Marine Insurance Act 1906

The Marine Insurance Act 1906 (8 Edw. 7. c. 41) is a UK act of Parliament regulating marine insurance. The act applies both to "ship & cargo" marine insurance, and to P&I cover.

Marine Insurance Act 1906
Act of Parliament
Long titleAn Act to codify the Law relating to Marine Insurance.
Citation8 Edw. 7. c. 41
Other legislation
Repeals/revokesMarine Insurance Act 1745
Text of the Marine Insurance Act 1906 as in force today (including any amendments) within the United Kingdom, from legislation.gov.uk.

The act was drafted by Sir Mackenzie Dalzell Chalmers, who had earlier drafted the Sale of Goods Act 1893. The act is a codifying act, that is to say, it attempts to collate existing common law and present it in a statutory (i.e. “codified”) form. In the event, the act did more than merely codify the law, and some new elements were introduced in 1906. The Marine Insurance Act 1906 has been highly influential, as it governs not merely English law, but it also dominates marine insurance worldwide through its wholesale adoption by other jurisdictions.

Two modern statutes, the Consumer Insurance (Disclosure and Representations) Act 2012 (“CIDRA”) and the Insurance Act 2015 have made amendments to the law of insurance.

Overview edit

The most important sections of this Act include:

s.4: a policy without insurable interest is void.
s.17: imposes a duty on the insured of uberrimae fides (as opposed to caveat emptor); i.e. that questions must be answered honestly and the risk not misrepresented.
s.18: the proposer of the insurer has a duty to disclose all material facts relevant to the acceptance and rating of the risk.
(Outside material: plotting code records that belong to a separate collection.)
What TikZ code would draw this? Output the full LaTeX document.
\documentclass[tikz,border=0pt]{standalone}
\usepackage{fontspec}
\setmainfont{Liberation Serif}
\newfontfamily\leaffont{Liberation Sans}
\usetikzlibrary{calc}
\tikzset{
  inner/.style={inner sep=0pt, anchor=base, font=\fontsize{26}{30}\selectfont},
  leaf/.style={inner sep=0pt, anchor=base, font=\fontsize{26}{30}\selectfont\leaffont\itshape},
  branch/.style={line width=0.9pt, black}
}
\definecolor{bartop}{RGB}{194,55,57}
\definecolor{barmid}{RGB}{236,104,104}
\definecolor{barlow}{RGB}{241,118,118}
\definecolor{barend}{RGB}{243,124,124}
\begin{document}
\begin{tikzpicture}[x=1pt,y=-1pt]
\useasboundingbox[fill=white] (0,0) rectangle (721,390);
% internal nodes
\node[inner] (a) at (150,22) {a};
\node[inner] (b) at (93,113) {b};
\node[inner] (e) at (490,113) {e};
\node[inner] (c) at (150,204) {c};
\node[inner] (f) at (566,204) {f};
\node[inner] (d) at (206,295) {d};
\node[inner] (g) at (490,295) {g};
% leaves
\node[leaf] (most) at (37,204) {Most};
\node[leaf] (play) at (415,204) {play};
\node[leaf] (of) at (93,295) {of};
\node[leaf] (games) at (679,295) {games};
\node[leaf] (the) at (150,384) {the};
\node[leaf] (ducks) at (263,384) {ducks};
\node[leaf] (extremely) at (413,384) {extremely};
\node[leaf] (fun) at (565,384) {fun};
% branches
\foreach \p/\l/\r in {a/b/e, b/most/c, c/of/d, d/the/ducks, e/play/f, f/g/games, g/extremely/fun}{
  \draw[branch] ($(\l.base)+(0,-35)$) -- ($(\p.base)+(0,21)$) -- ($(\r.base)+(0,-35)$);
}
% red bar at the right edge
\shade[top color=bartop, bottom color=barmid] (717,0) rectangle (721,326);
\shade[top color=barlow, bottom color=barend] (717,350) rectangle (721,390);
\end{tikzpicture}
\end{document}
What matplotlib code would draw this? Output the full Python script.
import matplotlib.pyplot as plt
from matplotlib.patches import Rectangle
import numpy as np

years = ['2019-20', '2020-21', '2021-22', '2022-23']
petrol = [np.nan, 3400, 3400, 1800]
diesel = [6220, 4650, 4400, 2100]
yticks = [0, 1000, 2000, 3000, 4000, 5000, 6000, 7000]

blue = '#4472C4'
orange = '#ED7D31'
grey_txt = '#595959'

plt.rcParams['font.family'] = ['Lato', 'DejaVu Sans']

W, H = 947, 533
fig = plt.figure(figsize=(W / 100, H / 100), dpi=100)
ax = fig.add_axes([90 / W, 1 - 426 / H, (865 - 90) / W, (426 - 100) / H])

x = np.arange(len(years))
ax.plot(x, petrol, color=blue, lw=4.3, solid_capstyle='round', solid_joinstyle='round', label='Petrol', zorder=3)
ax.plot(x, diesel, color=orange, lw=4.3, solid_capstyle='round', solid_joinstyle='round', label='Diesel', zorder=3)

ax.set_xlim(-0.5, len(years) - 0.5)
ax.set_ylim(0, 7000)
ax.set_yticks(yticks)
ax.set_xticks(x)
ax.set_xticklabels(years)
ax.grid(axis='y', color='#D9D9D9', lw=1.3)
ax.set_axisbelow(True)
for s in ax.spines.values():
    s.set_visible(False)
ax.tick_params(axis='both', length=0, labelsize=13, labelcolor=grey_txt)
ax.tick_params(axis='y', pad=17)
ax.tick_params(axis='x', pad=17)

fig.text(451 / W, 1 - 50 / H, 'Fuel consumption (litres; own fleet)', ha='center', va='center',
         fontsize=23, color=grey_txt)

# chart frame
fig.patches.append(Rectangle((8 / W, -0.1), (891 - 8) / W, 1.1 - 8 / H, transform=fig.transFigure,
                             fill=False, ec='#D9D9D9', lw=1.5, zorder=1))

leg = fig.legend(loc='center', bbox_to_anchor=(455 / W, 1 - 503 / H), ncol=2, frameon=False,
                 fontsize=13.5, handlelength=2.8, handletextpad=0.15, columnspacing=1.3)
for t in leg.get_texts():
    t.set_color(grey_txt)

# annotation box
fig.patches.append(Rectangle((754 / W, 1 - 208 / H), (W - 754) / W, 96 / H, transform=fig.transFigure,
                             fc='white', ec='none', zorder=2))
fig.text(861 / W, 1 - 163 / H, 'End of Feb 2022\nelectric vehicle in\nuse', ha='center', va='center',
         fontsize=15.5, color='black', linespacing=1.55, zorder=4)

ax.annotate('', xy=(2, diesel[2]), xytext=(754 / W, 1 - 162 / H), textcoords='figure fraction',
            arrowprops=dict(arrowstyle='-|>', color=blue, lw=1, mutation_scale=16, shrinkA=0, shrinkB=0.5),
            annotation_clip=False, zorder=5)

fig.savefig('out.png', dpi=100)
Failure to do so is known as non-disclosure or concealment (there are minor differences in the two terms) and renders the insurance voidable by the insurer.
s.33(3): If [a warranty] be not [exactly] complied with, then, subject to any express provision in the policy, the insurer is discharged from liability as from the date of the breach of warranty, but without prejudice to any liability incurred by him before that date.
s.34(2): where a warranty has been broken, it is no defence to the insured that the breach has been remedied, and the warranty complied with, prior to the loss.
s.34(3): a breach of warranty may be waived by the insurer.
s.50: a policy may be assigned. Typically, a shipowner might assign the benefit of a policy to the ship-mortgagor.
ss.60-63: deals with the issues of a constructive total loss. The insured can, by notice, claim for a constructive total loss with the insurer becoming entitled to the ship or cargo if it should later turn up. (By contrast an actual total loss describes the physical destruction of a vessel or cargo.)
s.79: deals with subrogation; ie. the rights of the insurer to stand in the shoes of an indemnified insured and recover salvage for his own benefit.

Schedule 1 of the Act contains a list of definitions; schedule 2 contains the model policy wording.

Reform edit

Two new statutes, the Consumer Insurance (Disclosure and Representations) Act 2012 (“CIDRA”) and the Insurance Act 2015 have addressed insurance in general, and have amended the law in several ways.

Part 5 of the Insurance Act 2015 addresses "Good faith" as follows:

  • Section 14 provides that "any rule of law permitting a party to a contract of insurance to avoid the contract on the ground that utmost good faith has not been observed by the other party is abolished.
  • Accordingly, s,14(3) amends s.17 of the Marine Insurance Act 1906 to read: "A contract of marine insurance is a contract based upon the utmost good faith" and that section's subsequent words: "and, if the utmost good faith be not observed by either party, the contract may be avoided by the other party" are now omitted.